What makes Port Elizabeth car insurance different
Theft and hijacking exposure sits well below Gauteng and KZN levels. PE attracts more favourable premium pricing than the two larger northern metros on equivalent risk profiles.
Wind exposure is the under-priced factor. Strong winds (regular 60-100km/h gusts) drive tree-fall and parked-vehicle damage claims at higher rates than any other SA metro. Insurers usually absorb this in the comprehensive premium but a few price it as a discrete weather loading.
N2 east-coast corridor exposure affects PE-East London-Mthatha and PE-Knysna commuters. The Eastern Cape stretch of the N2 has specific accident-frequency hotspots that insurers price into route-disclosed schedules.

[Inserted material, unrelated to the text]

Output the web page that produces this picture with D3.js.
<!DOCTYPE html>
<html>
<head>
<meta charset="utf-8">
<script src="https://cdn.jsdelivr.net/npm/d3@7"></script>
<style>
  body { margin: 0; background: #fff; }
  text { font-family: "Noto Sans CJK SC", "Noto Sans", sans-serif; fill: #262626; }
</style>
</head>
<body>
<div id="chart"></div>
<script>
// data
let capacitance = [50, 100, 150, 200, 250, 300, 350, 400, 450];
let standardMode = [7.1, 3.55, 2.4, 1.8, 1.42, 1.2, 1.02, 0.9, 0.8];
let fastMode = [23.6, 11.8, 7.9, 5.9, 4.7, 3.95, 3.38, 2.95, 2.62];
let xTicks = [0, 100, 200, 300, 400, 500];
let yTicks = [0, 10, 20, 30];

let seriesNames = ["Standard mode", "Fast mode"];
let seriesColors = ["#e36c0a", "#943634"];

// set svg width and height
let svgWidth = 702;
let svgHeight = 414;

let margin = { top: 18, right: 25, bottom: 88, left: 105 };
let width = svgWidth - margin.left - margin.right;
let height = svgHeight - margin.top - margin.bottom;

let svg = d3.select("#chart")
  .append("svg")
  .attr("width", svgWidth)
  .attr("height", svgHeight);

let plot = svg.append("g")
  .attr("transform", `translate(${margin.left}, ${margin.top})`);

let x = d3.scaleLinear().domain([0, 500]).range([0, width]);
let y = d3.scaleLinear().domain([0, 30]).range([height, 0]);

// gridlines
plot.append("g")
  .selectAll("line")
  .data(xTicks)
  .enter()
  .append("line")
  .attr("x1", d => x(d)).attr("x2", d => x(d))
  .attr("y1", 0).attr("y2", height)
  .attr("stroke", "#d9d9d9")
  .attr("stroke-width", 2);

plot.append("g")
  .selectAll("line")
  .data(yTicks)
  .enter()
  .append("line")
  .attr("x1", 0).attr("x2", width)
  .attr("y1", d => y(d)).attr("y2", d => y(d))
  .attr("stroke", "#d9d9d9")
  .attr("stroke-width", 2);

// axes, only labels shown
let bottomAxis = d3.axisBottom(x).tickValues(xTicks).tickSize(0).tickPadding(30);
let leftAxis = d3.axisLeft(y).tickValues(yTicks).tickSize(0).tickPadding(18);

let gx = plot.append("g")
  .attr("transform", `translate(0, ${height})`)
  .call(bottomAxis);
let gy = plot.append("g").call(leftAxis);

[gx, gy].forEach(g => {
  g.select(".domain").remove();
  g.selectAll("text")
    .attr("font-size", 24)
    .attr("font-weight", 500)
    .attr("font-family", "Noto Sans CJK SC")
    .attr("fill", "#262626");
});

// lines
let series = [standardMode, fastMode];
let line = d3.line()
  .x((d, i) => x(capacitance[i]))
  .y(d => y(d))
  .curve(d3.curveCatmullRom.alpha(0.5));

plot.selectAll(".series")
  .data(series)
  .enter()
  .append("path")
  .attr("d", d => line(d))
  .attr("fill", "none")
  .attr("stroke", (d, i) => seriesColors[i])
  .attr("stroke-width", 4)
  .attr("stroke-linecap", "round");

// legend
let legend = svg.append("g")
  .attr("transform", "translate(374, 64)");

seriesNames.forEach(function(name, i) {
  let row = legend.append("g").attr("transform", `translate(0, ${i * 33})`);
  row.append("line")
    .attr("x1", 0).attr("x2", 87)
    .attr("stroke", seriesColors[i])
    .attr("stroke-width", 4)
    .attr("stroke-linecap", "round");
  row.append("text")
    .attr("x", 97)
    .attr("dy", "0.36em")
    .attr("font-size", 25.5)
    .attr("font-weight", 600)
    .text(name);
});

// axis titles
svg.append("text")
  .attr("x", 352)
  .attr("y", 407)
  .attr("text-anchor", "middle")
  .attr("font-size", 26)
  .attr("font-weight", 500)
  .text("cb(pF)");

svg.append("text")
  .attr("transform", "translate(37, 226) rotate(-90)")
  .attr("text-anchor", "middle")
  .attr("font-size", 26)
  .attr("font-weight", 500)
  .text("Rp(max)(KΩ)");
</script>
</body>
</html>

Automotive industry heritage means specific suburbs concentrate vehicle owners — Korsten, Sidwell, Newton Park, and parts of Walmer have higher vehicle-per-household ratios than the metro average. This affects local accident frequency without affecting per-vehicle premium materially.
Coega industrial corridor commute drives distinct route patterns. Drivers based in PE proper but commuting daily to Coega should declare the pattern.
How Port Elizabeth affects your premium
PE metro pricing typically runs 15-25% more favourably than Gauteng on equivalent risk profiles, and roughly in line with the favourable Cape Town pricing baseline.
In Port Elizabeth the tracker requirement applies from the R200,000-R250,000 vehicle-value band onward at most insurers, which is higher than the R150,000 threshold typical in Gauteng. The high-theft model categories override this rule — they require tracking universally at every value tier.
Wind-damage and tree-fall claims are usually inside comprehensive without separate loading, but some insurers price weather-event excess separately. Read the schedule's specific weather-event clauses.
Garaged overnight parking is a meaningful premium lever in PE — typical 5-12% benefit on the theft-pricing portion of comprehensive, and additional benefit on weather-damage exposure for vehicles parked indoors or under cover.
A yearly Port Elizabeth comparison run produces useful saving — though the magnitude is smaller than the major-metro spread allows. The PE insurer panel genuinely varies its pricing, just not by the full magnitude of the Gauteng gap.
Vehicle tracking in Port Elizabeth
Port Elizabeth's tracker requirement applies less universally than in the major-metro markets, with the typical threshold at R200,000-R250,000 vehicle value at most insurers. The high-theft model categories — Hilux 2.8 GD-6, Fortuner, Ranger Wildtrak, BMW X-series, Mercedes GLE and GLS — sit outside the threshold rule and need tracking regardless of value.
If you commute PE-Knysna, PE-East London, or PE-Mthatha regularly, declare the route. Cross-Eastern Cape route disclosure is the most common gap we see in PE claim files.
Coastal wind exposure does not significantly affect tracker units (wind doesn't disrupt GPS or GSM signal), but the salt-laden coastal air does affect tracker battery longevity over time. Schedule a tracker signal-history audit on an annual cycle.
Recovery network coverage in PE metro is strong; rural Eastern Cape (especially the Transkei coast and inland Karoo) has notably slower recovery times that insurers price into trips through those areas.
Tips for Port Elizabeth drivers
• Compare quotes annually — the PE insurer spread is real and switching often delivers meaningful savings. • Photograph storm and wind damage immediately at the scene before moving the vehicle. PE wind-damage and tree-fall claims commonly hinge on dated photos. • Park indoors or under cover where possible — the parked-vehicle wind exposure in PE is the highest in SA, and the marginal benefit of covered parking is bigger here than in any other metro. • Declare cross-Eastern Cape commute patterns honestly. PE-Knysna, PE-East London, and PE-Mthatha daily routes should appear on the schedule if regular. • Verify the overnight parking entry on your policy schedule. The premium difference between on-street and garaged declarations runs 8-12% on comprehensive cover. • If your vehicle is in the high-theft category, expect universal tracker requirements regardless of value and budget for the subscription accordingly.
Notable risks in Port Elizabeth
• Strong wind events causing parked-vehicle and tree-fall damage (year-round) • Storm and flooding in low-lying suburbs (Korsten, parts of Newton Park) • N2 east-coast corridor accident frequency • Specific township-area theft hotspots (Motherwell, Zwide, KwaZakhele) • Coastal salt-air corrosion affecting older vehicles • Harbour-area smash-and-grab at specific intersections • Coega industrial-corridor traffic and the commuter-route risk profile
Major routes: N2 east to East London / west to Knysna, M4 to Coega, R75 to Uitenhage / Kariega, M9 university corridor, M19 north coast.